■ Challenge
Transcribe the entries exactly; images are not part of the copy.

(Code that draws figures)
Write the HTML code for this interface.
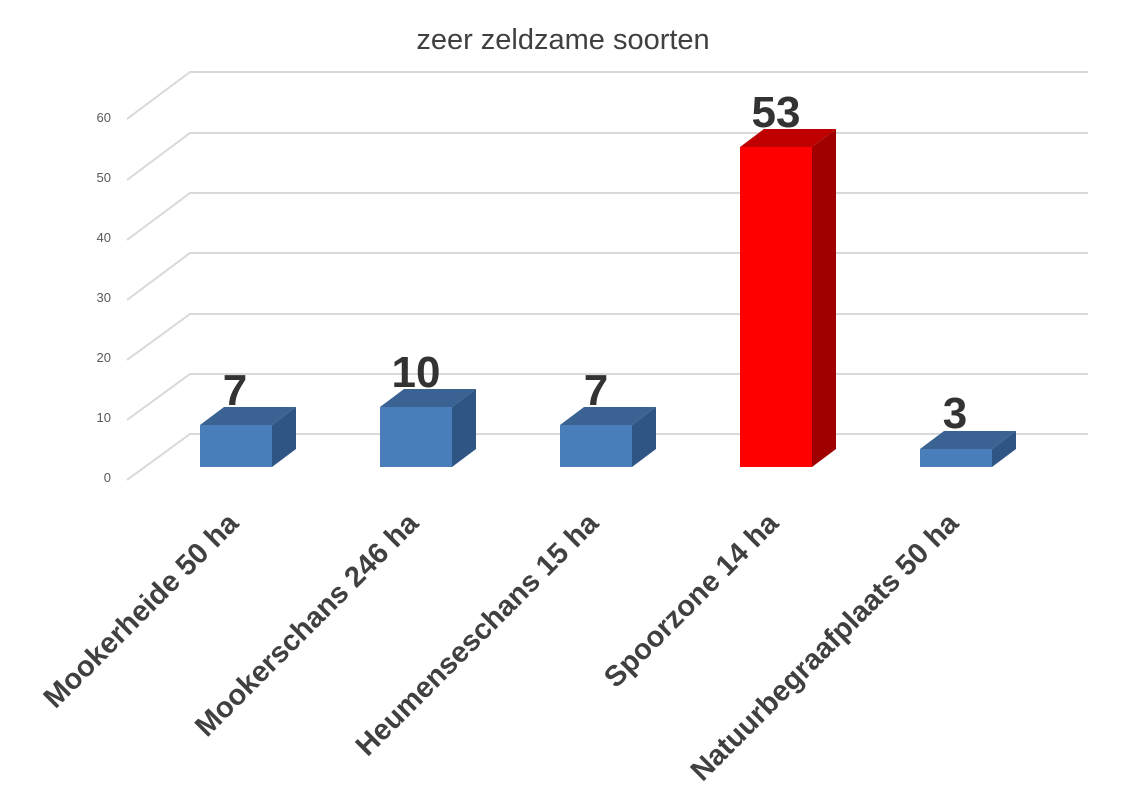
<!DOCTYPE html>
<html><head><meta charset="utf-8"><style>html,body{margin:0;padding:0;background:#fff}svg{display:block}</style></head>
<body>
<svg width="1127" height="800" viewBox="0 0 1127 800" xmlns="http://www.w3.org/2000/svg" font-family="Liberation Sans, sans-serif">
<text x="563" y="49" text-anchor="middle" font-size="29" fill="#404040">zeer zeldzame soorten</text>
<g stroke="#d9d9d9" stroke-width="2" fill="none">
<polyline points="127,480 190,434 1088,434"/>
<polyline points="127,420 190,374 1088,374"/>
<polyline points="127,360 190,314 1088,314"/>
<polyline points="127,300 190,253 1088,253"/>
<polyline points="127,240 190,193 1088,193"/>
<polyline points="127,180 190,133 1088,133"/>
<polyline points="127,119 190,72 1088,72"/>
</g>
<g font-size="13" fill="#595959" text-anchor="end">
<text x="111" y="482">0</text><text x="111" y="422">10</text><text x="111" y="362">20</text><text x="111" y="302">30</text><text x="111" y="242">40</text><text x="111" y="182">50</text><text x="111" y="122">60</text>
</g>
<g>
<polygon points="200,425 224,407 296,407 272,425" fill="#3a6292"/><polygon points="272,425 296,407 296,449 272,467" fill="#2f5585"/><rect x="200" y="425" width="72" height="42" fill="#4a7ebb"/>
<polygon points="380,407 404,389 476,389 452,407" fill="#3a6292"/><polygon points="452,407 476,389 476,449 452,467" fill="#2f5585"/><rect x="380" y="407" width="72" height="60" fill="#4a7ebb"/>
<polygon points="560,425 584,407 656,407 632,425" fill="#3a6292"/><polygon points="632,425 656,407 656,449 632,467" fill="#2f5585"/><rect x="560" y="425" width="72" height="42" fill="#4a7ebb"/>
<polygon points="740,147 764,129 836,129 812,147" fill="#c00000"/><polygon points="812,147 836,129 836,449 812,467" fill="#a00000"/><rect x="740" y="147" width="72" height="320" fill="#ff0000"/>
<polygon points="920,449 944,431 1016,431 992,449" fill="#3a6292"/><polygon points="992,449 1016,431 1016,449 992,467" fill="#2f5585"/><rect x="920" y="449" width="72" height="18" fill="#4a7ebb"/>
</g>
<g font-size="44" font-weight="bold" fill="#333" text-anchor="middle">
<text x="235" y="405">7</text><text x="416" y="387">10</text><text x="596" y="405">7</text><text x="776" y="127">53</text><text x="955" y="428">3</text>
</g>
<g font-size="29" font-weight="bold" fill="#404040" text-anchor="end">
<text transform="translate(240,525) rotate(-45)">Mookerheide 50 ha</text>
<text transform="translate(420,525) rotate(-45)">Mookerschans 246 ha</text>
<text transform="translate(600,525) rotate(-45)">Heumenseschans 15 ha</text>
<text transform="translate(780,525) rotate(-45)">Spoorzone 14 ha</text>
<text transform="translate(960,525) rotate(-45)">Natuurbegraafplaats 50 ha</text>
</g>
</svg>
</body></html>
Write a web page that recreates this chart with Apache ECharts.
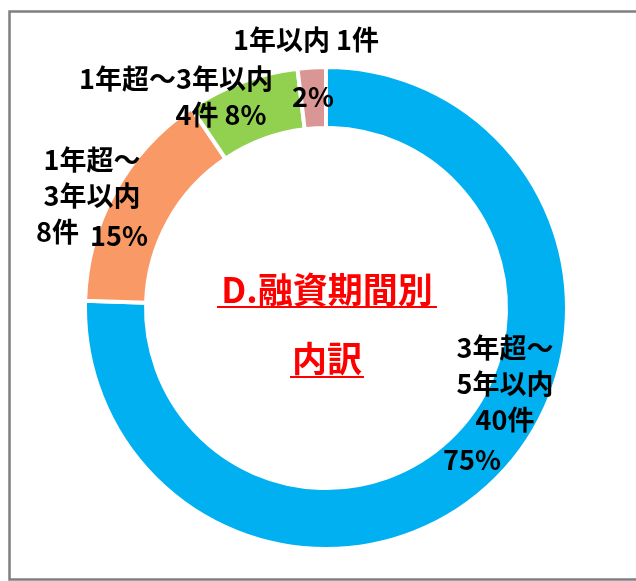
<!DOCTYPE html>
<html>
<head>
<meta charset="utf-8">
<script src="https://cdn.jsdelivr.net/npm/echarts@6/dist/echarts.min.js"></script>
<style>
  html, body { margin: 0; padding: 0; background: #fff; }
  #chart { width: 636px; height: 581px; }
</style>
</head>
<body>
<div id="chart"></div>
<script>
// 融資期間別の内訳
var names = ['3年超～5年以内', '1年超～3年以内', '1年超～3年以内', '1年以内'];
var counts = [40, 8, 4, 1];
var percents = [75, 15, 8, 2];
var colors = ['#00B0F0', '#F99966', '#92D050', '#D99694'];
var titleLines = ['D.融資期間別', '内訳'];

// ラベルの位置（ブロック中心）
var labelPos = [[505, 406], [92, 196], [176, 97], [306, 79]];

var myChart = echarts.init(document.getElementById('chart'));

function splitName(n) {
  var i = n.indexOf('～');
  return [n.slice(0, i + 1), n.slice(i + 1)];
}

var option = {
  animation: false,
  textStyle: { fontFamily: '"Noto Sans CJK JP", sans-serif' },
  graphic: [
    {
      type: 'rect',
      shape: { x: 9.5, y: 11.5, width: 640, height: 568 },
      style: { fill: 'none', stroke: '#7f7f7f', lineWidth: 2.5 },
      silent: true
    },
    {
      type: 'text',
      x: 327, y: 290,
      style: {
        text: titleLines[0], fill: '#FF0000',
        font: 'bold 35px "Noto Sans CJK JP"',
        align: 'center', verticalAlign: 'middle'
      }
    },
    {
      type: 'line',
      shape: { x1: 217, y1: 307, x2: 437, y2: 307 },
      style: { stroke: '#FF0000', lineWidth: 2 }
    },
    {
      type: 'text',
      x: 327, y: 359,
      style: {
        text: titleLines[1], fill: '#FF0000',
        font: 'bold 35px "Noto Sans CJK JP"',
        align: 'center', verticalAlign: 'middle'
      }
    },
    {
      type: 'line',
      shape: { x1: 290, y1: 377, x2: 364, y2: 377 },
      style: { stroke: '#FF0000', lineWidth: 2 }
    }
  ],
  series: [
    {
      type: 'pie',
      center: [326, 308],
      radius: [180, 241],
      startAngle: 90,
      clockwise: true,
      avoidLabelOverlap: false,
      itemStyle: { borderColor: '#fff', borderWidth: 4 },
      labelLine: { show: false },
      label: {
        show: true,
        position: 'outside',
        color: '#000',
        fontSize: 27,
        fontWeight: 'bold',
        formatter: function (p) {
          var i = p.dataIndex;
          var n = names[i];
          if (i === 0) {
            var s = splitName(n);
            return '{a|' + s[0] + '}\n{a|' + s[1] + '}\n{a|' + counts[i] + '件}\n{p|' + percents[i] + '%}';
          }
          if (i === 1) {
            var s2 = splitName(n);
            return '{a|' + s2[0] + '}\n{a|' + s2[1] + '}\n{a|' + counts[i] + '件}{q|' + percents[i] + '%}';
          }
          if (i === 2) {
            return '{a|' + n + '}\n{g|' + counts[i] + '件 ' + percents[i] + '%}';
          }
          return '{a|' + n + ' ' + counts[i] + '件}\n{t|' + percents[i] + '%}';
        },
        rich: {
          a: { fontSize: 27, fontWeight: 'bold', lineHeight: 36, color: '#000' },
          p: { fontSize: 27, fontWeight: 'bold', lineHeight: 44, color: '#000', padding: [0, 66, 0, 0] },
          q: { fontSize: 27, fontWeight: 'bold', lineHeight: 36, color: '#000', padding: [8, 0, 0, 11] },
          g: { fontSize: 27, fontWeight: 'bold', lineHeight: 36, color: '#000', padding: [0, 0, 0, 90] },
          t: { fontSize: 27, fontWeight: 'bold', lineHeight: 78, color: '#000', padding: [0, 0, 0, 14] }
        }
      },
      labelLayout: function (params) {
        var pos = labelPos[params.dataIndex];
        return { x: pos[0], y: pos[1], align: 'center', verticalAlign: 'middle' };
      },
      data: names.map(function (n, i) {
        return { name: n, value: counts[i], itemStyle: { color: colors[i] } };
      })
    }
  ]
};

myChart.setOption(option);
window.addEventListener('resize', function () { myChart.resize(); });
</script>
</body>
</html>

■ Written solution
Write the HTML code for this interface.
<!DOCTYPE html>
<html><head><meta charset="utf-8"><style>html,body{margin:0;padding:0;background:#fff}svg{display:block}</style></head>
<body>
<svg width="1127" height="800" viewBox="0 0 1127 800" xmlns="http://www.w3.org/2000/svg" font-family="Liberation Sans, sans-serif">
<text x="563" y="49" text-anchor="middle" font-size="29" fill="#404040">zeer zeldzame soorten</text>
<g stroke="#d9d9d9" stroke-width="2" fill="none">
<polyline points="127,480 190,434 1088,434"/>
<polyline points="127,420 190,374 1088,374"/>
<polyline points="127,360 190,314 1088,314"/>
<polyline points="127,300 190,253 1088,253"/>
<polyline points="127,240 190,193 1088,193"/>
<polyline points="127,180 190,133 1088,133"/>
<polyline points="127,119 190,72 1088,72"/>
</g>
<g font-size="13" fill="#595959" text-anchor="end">
<text x="111" y="482">0</text><text x="111" y="422">10</text><text x="111" y="362">20</text><text x="111" y="302">30</text><text x="111" y="242">40</text><text x="111" y="182">50</text><text x="111" y="122">60</text>
</g>
<g>
<polygon points="200,425 224,407 296,407 272,425" fill="#3a6292"/><polygon points="272,425 296,407 296,449 272,467" fill="#2f5585"/><rect x="200" y="425" width="72" height="42" fill="#4a7ebb"/>
<polygon points="380,407 404,389 476,389 452,407" fill="#3a6292"/><polygon points="452,407 476,389 476,449 452,467" fill="#2f5585"/><rect x="380" y="407" width="72" height="60" fill="#4a7ebb"/>
<polygon points="560,425 584,407 656,407 632,425" fill="#3a6292"/><polygon points="632,425 656,407 656,449 632,467" fill="#2f5585"/><rect x="560" y="425" width="72" height="42" fill="#4a7ebb"/>
<polygon points="740,147 764,129 836,129 812,147" fill="#c00000"/><polygon points="812,147 836,129 836,449 812,467" fill="#a00000"/><rect x="740" y="147" width="72" height="320" fill="#ff0000"/>
<polygon points="920,449 944,431 1016,431 992,449" fill="#3a6292"/><polygon points="992,449 1016,431 1016,449 992,467" fill="#2f5585"/><rect x="920" y="449" width="72" height="18" fill="#4a7ebb"/>
</g>
<g font-size="44" font-weight="bold" fill="#333" text-anchor="middle">
<text x="235" y="405">7</text><text x="416" y="387">10</text><text x="596" y="405">7</text><text x="776" y="127">53</text><text x="955" y="428">3</text>
</g>
<g font-size="29" font-weight="bold" fill="#404040" text-anchor="end">
<text transform="translate(240,525) rotate(-45)">Mookerheide 50 ha</text>
<text transform="translate(420,525) rotate(-45)">Mookerschans 246 ha</text>
<text transform="translate(600,525) rotate(-45)">Heumenseschans 15 ha</text>
<text transform="translate(780,525) rotate(-45)">Spoorzone 14 ha</text>
<text transform="translate(960,525) rotate(-45)">Natuurbegraafplaats 50 ha</text>
</g>
</svg>
</body></html>
Write a web page that recreates this chart with Apache ECharts.
<!DOCTYPE html>
<html>
<head>
<meta charset="utf-8">
<script src="https://cdn.jsdelivr.net/npm/echarts@6/dist/echarts.min.js"></script>
<style>
  html, body { margin: 0; padding: 0; background: #fff; }
  #chart { width: 636px; height: 581px; }
</style>
</head>
<body>
<div id="chart"></div>
<script>
// 融資期間別の内訳
var names = ['3年超～5年以内', '1年超～3年以内', '1年超～3年以内', '1年以内'];
var counts = [40, 8, 4, 1];
var percents = [75, 15, 8, 2];
var colors = ['#00B0F0', '#F99966', '#92D050', '#D99694'];
var titleLines = ['D.融資期間別', '内訳'];

// ラベルの位置（ブロック中心）
var labelPos = [[505, 406], [92, 196], [176, 97], [306, 79]];

var myChart = echarts.init(document.getElementById('chart'));

function splitName(n) {
  var i = n.indexOf('～');
  return [n.slice(0, i + 1), n.slice(i + 1)];
}

var option = {
  animation: false,
  textStyle: { fontFamily: '"Noto Sans CJK JP", sans-serif' },
  graphic: [
    {
      type: 'rect',
      shape: { x: 9.5, y: 11.5, width: 640, height: 568 },
      style: { fill: 'none', stroke: '#7f7f7f', lineWidth: 2.5 },
      silent: true
    },
    {
      type: 'text',
      x: 327, y: 290,
      style: {
        text: titleLines[0], fill: '#FF0000',
        font: 'bold 35px "Noto Sans CJK JP"',
        align: 'center', verticalAlign: 'middle'
      }
    },
    {
      type: 'line',
      shape: { x1: 217, y1: 307, x2: 437, y2: 307 },
      style: { stroke: '#FF0000', lineWidth: 2 }
    },
    {
      type: 'text',
      x: 327, y: 359,
      style: {
        text: titleLines[1], fill: '#FF0000',
        font: 'bold 35px "Noto Sans CJK JP"',
        align: 'center', verticalAlign: 'middle'
      }
    },
    {
      type: 'line',
      shape: { x1: 290, y1: 377, x2: 364, y2: 377 },
      style: { stroke: '#FF0000', lineWidth: 2 }
    }
  ],
  series: [
    {
      type: 'pie',
      center: [326, 308],
      radius: [180, 241],
      startAngle: 90,
      clockwise: true,
      avoidLabelOverlap: false,
      itemStyle: { borderColor: '#fff', borderWidth: 4 },
      labelLine: { show: false },
      label: {
        show: true,
        position: 'outside',
        color: '#000',
        fontSize: 27,
        fontWeight: 'bold',
        formatter: function (p) {
          var i = p.dataIndex;
          var n = names[i];
          if (i === 0) {
            var s = splitName(n);
            return '{a|' + s[0] + '}\n{a|' + s[1] + '}\n{a|' + counts[i] + '件}\n{p|' + percents[i] + '%}';
          }
          if (i === 1) {
            var s2 = splitName(n);
            return '{a|' + s2[0] + '}\n{a|' + s2[1] + '}\n{a|' + counts[i] + '件}{q|' + percents[i] + '%}';
          }
          if (i === 2) {
            return '{a|' + n + '}\n{g|' + counts[i] + '件 ' + percents[i] + '%}';
          }
          return '{a|' + n + ' ' + counts[i] + '件}\n{t|' + percents[i] + '%}';
        },
        rich: {
          a: { fontSize: 27, fontWeight: 'bold', lineHeight: 36, color: '#000' },
          p: { fontSize: 27, fontWeight: 'bold', lineHeight: 44, color: '#000', padding: [0, 66, 0, 0] },
          q: { fontSize: 27, fontWeight: 'bold', lineHeight: 36, color: '#000', padding: [8, 0, 0, 11] },
          g: { fontSize: 27, fontWeight: 'bold', lineHeight: 36, color: '#000', padding: [0, 0, 0, 90] },
          t: { fontSize: 27, fontWeight: 'bold', lineHeight: 78, color: '#000', padding: [0, 0, 0, 14] }
        }
      },
      labelLayout: function (params) {
        var pos = labelPos[params.dataIndex];
        return { x: pos[0], y: pos[1], align: 'center', verticalAlign: 'middle' };
      },
      data: names.map(function (n, i) {
        return { name: n, value: counts[i], itemStyle: { color: colors[i] } };
      })
    }
  ]
};

myChart.setOption(option);
window.addEventListener('resize', function () { myChart.resize(); });
</script>
</body>
</html>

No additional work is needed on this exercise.